Brickwashing / by Fakhry Akkad

In London, planners like to pretend that the 1960s never took place, and that modernist architecture from the time is a drunken tryst that everyone should forget about. Swinging London? Carnaby Street? The Chelsea Drugstore? No. Planners would have none of it. It’s Downton Abbey and BBC period adaptations of Jane Austen (Bridgerton for those trying to pass as edgy or cool).

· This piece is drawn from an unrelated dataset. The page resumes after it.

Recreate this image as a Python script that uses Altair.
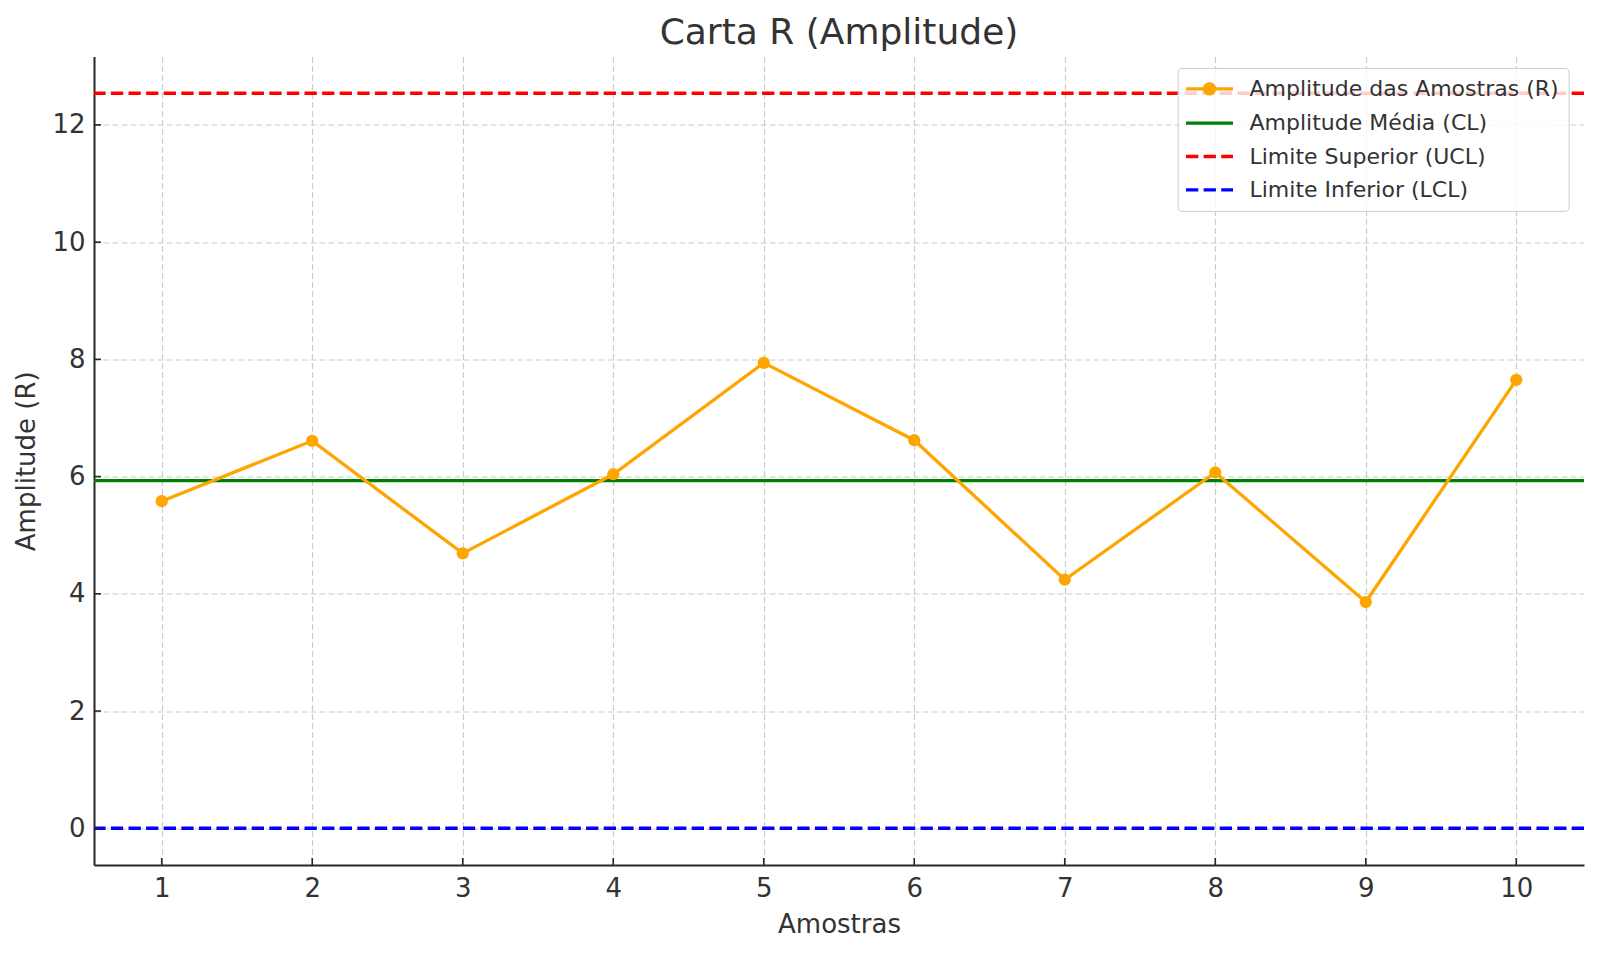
import altair as alt
import pandas as pd

# ---- data ----
amostras = [1, 2, 3, 4, 5, 6, 7, 8, 9, 10]
amplitudes = [5.58, 6.61, 4.69, 6.04, 7.94, 6.62, 4.24, 6.07, 3.86, 7.65]

serie_nomes = ["Amplitude das Amostras (R)", "Amplitude Média (CL)",
               "Limite Superior (UCL)", "Limite Inferior (LCL)"]
serie_cores = ["#FFA500", "#008000", "#FF0000", "#0000FF"]
serie_tracos = [[1, 0], [1, 0], [12.3, 5.3], [12.3, 5.3]]

limites_nomes = ["Amplitude Média (CL)", "Limite Superior (UCL)", "Limite Inferior (LCL)"]
limites_valores = [5.93, 12.54, 0.0]

y_ticks = [0, 2, 4, 6, 8, 10, 12]
x_ticks = amostras

FONT = "DejaVu Sans"
TXT = "#333333"
AX = "#262626"
W, H = 1490, 808.5

df_r = pd.DataFrame({"Amostra": amostras, "R": amplitudes})
df_lim = pd.DataFrame({"serie": limites_nomes, "valor": limites_valores})
df_yt = pd.DataFrame({"v": y_ticks})
df_xt = pd.DataFrame({"v": x_ticks})

xscale = alt.Scale(domain=[0.55, 10.45], nice=False, zero=False)
yscale = alt.Scale(domain=[-0.627, 13.167], nice=False, zero=False)

xaxis = alt.Axis(values=x_ticks, format="d", title="Amostras")
yaxis = alt.Axis(values=y_ticks, format="d", title="Amplitude (R)")

first = serie_nomes[0]
shape_expr = (f"datum.value === '{first}' ? "
              "'M-4,0H4M-0.85,0A0.85,0.85,0,1,1,0.85,0A0.85,0.85,0,1,1,-0.85,0' : 'M-4,0H4'")
fill_expr = f"datum.value === '{first}' ? '#FFA500' : 'transparent'"

legend = alt.Legend(
    title=None,
    orient="none",
    legendX=1083.6,
    legendY=11.4,
    symbolType={"expr": shape_expr},
    symbolFillColor={"expr": fill_expr},
    symbolSize=138,
    symbolStrokeWidth=3.3,
    symbolOffset=10.9,
    labelFontSize=22,
    labelFont=FONT,
    labelColor=TXT,
    labelOffset=29,
    labelLimit=0,
    rowPadding=11.3,
    padding=10,
    fillColor="rgba(255,255,255,0.8)",
    strokeColor="#cccccc",
    cornerRadius=4,
)

rules = alt.Chart(df_lim).mark_rule(strokeWidth=3.3).encode(
    y=alt.Y("valor:Q", scale=yscale, axis=yaxis),
    color=alt.Color("serie:N", scale=alt.Scale(domain=serie_nomes, range=serie_cores), legend=legend),
    strokeDash=alt.StrokeDash("serie:N", scale=alt.Scale(domain=serie_nomes, range=serie_tracos), legend=legend),
)

line = alt.Chart(df_r).mark_line(color="#FFA500", strokeWidth=3.3).encode(
    x=alt.X("Amostra:Q", scale=xscale, axis=xaxis),
    y=alt.Y("R:Q", scale=yscale, axis=yaxis),
)

points = alt.Chart(df_r).mark_point(filled=True, color="#FFA500", size=150, opacity=1, shape="circle").encode(
    x=alt.X("Amostra:Q", scale=xscale),
    y=alt.Y("R:Q", scale=yscale),
)

ytick_marks = alt.Chart(df_yt).mark_rule(color=AX, strokeWidth=1.6).encode(
    y=alt.Y("v:Q", scale=yscale),
    x=alt.value(0),
    x2=alt.value(7),
)

xtick_marks = alt.Chart(df_xt).mark_rule(color=AX, strokeWidth=1.6).encode(
    x=alt.X("v:Q", scale=xscale),
    y=alt.value(H),
    y2=alt.value(H - 7),
)

chart = alt.layer(rules, line, points, ytick_marks, xtick_marks).properties(
    width=W,
    height=H,
    title=alt.TitleParams("Carta R (Amplitude)", fontSize=36, font=FONT, color=TXT,
                          fontWeight="normal", anchor="middle", baseline="alphabetic",
                          offset=14, dy=37),
    autosize=alt.AutoSizeParams(type="none"),
    padding={"left": 94, "top": 56.5, "right": 16, "bottom": 89},
).configure_view(
    stroke=None
).configure_axis(
    labelFont=FONT,
    titleFont=FONT,
    labelFontSize=26,
    titleFontSize=26,
    labelColor=TXT,
    titleColor=TXT,
    titleFontWeight="normal",
    domainColor=AX,
    domainWidth=2,
    ticks=False,
    tickSize=0,
    grid=True,
    gridColor="#cccccc",
    gridDash=[6, 3],
    gridWidth=1.2,
).configure_axisX(
    labelPadding=10,
    titlePadding=10,
).configure_axisY(
    labelPadding=9,
    titlePadding=12,
)

chart.save("out.html", embed_options={"renderer": "svg", "actions": False})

In the last 15 years, there has been a diligent effort by planners and architects to homogenise our cities to resemble an idealised past that never was. Under the planners’ tutelage, a concerted campaign to exorcise what they have condemned as heretical has erased mostly modernist architecture that dates from the 1950s-1970s to be replaced by indistinguishable new developments that are almost always clad in brick (slips):

This architectural, nay cultural, campaign can be described as brickwashing. Brickwashing, in essence, entails cladding any new building with brick to confer upon it a veneer of respectability. Brickwashing means that a building can be sterile, austere and spartan, as long as the building is clad in brick. Brickwashing means that a building can contribute nothing of value to urban space and city life, yet be deemed laudable by the planners. Brickwashing means that a building can be even out of scale, vandalising the city’s skyline, as long as its brickness makes it contextual, venerable, and level-headed. Brickwashing has become the last resort for specious reading of context and lazy design. Brickwashing is the “get out of jail free” card and the joker card and all the clichés in between. In fact, brickwashing is the ultimate cliché in architecture and urban design.

With brickwashing, it feels like the planners took far too seriously the tagline of the cosmetic brand Rimmel London: “Get the London look” - as if Rimmel only sold one type of lipstick with 2 or 3 colours.

Brick, however, is not the actual problem. It’s weaponising brick in style wars and conformist conservatism espoused by planners and the values they represent. Brickwashing feels like an attempt to expunge from public consciousness styles and trends that dared to be different, that dared to be nonconformist, that dared to be playful, that dared to embrace the spirit of the age, that dared to reinterpret context and culture outside the confines of literalism, that dared to be the essence of cities like London and dared to be the hallmark of post-war optimism in cities like Birmingham.

But forget the style wars. What makes brickwashing so insidious is that it is often an unlikely bedfellow with greenwashing - brick is seen as an environmentally-friendly building material. Worse even, brickwashing is a facilitator of greenwashing because it is an almost always guaranteed way to get planners to agree to needlessly tear down perfectly sound and perfectly adaptable buildings, throwing all the mantras about the building industry’s detrimental impact on environmental catastrophe under the wrecking ball. Literally.